The right to adequate housing is one of the economic, social and cultural rights, which has been guaranteed by a number of local and international laws. But their enjoyment in Nigeria falls short of the growing expectations of Nigerians in their desire to have them elevated to the status of fundamental human rights. This desire is a fall out from economic pressures, which have led to the emergence of extremely wealthy people on the one hand, who can afford the best houses, and of poverty-ridden people, who live in shacks in the cities and are in constant fear of being homeless on the other hand.
It is never ideal when a great proportion of national wealth is only enjoyed by a handful of persons to the exclusion of the less privileged in the society. Surprisingly, there are a number of international human rights conventions which duly provide for a right to adequate housing. Nigeria is a signatory to these international conventions and has also ratified a number of them.

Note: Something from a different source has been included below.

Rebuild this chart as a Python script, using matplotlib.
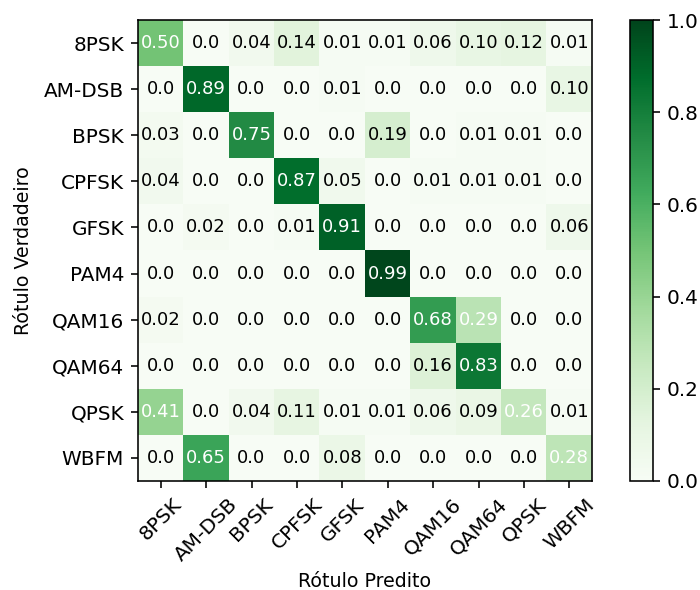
import numpy as np
import matplotlib
matplotlib.use("Agg")
import matplotlib.pyplot as plt

classes = ["8PSK", "AM-DSB", "BPSK", "CPFSK", "GFSK", "PAM4", "QAM16", "QAM64", "QPSK", "WBFM"]
row_8psk = [0.50, 0.0, 0.04, 0.14, 0.01, 0.01, 0.06, 0.10, 0.12, 0.01]
row_amdsb = [0.0, 0.89, 0.0, 0.0, 0.01, 0.0, 0.0, 0.0, 0.0, 0.10]
row_bpsk = [0.03, 0.0, 0.75, 0.0, 0.0, 0.19, 0.0, 0.01, 0.01, 0.0]
row_cpfsk = [0.04, 0.0, 0.0, 0.87, 0.05, 0.0, 0.01, 0.01, 0.01, 0.0]
row_gfsk = [0.0, 0.02, 0.0, 0.01, 0.91, 0.0, 0.0, 0.0, 0.0, 0.06]
row_pam4 = [0.0, 0.0, 0.0, 0.0, 0.0, 0.99, 0.0, 0.0, 0.0, 0.0]
row_qam16 = [0.02, 0.0, 0.0, 0.0, 0.0, 0.0, 0.68, 0.29, 0.0, 0.0]
row_qam64 = [0.0, 0.0, 0.0, 0.0, 0.0, 0.0, 0.16, 0.83, 0.0, 0.0]
row_qpsk = [0.41, 0.0, 0.04, 0.11, 0.01, 0.01, 0.06, 0.09, 0.26, 0.01]
row_wbfm = [0.0, 0.65, 0.0, 0.0, 0.08, 0.0, 0.0, 0.0, 0.0, 0.28]

cm = np.array([row_8psk, row_amdsb, row_bpsk, row_cpfsk, row_gfsk,
               row_pam4, row_qam16, row_qam64, row_qpsk, row_wbfm])

W, H = 700, 590
DPI = 144
fig = plt.figure(figsize=(W / DPI, H / DPI), dpi=DPI)
ax = fig.add_axes([138 / W, 1 - 481 / H, 454 / W, 461 / H])
cax = fig.add_axes([630 / W, 1 - 481 / H, 23 / W, 461 / H])

im = ax.imshow(cm, cmap="Greens", vmin=0, vmax=1, aspect="auto", interpolation="nearest")
cb = fig.colorbar(im, cax=cax)
cb.set_ticks([0.0, 0.2, 0.4, 0.6, 0.8, 1.0])
cb.ax.tick_params(labelsize=10)

ticks = np.arange(len(classes))
ax.set_xticks(ticks)
ax.set_yticks(ticks)
ax.set_xticklabels(classes, rotation=45, fontsize=10)
ax.set_yticklabels(classes, fontsize=10)

thresh = 0.22
for i in range(cm.shape[0]):
    for j in range(cm.shape[1]):
        v = cm[i, j]
        txt = "0.0" if v == 0 else f"{v:.2f}"
        ax.text(j, i, txt, ha="center", va="center", fontsize=9,
                color="white" if v > thresh else "black")

ax.set_xlabel("Rótulo Predito", fontsize=9.5, va="baseline")
ax.set_ylabel("Rótulo Verdadeiro", fontsize=9.5, va="center")
ax.xaxis.set_label_coords(0.5, -(587 - 481) / 461)
ax.yaxis.set_label_coords(-(138 - 24) / 454, 0.5)

fig.savefig("out.png", dpi=DPI)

At the national level, the right to housing is recognised in the constitution and other laws enacted at other levels which impact upon housing. The Fundamental Objectives and Directive Principles of State Policy of the 1999 Constitution Provides, inter alia, that the “state shall direct its policy towards ensuring that suitable and adequate shelter, suitable and adequate food, reasonable national minimum wage, old-age care and pensions, and unemployment and sickness benefits are provided for all citizens”.
Closely tied to this provision are the various Rent Control and Recovery of Residential Premises Laws and Edicts in different states in Nigeria, which serve to give meaning and significance to the existence of a right to housing. Many of these laws reinforce the position that tenants in residential housing are entitled to adequate housing like their landlords and that tenants should neither be charged arbitrary rents, nor be evicted without due process of law.
Thus, there is a de jure acknowledgement of the right to housing in Nigerian domestic law. However, the housing problem has not generally been approached from a human rights perspective. The socio-economic forces currently at play in the country have cast serious doubts on the ability of the ordinary Nigerian to realize his rights to adequate housing. Rather, from the narrow construction of the fundamental rights provided in the various Nigerian Constitutions, housing rights have been relegated to the background of professional legal discourse.
Considering their importance to the majority of the population, particularly the most vulnerable segments of the society, it has become clear that an approach for the judicial enforcement and actualisation of the right to adequate housing needs to be devised.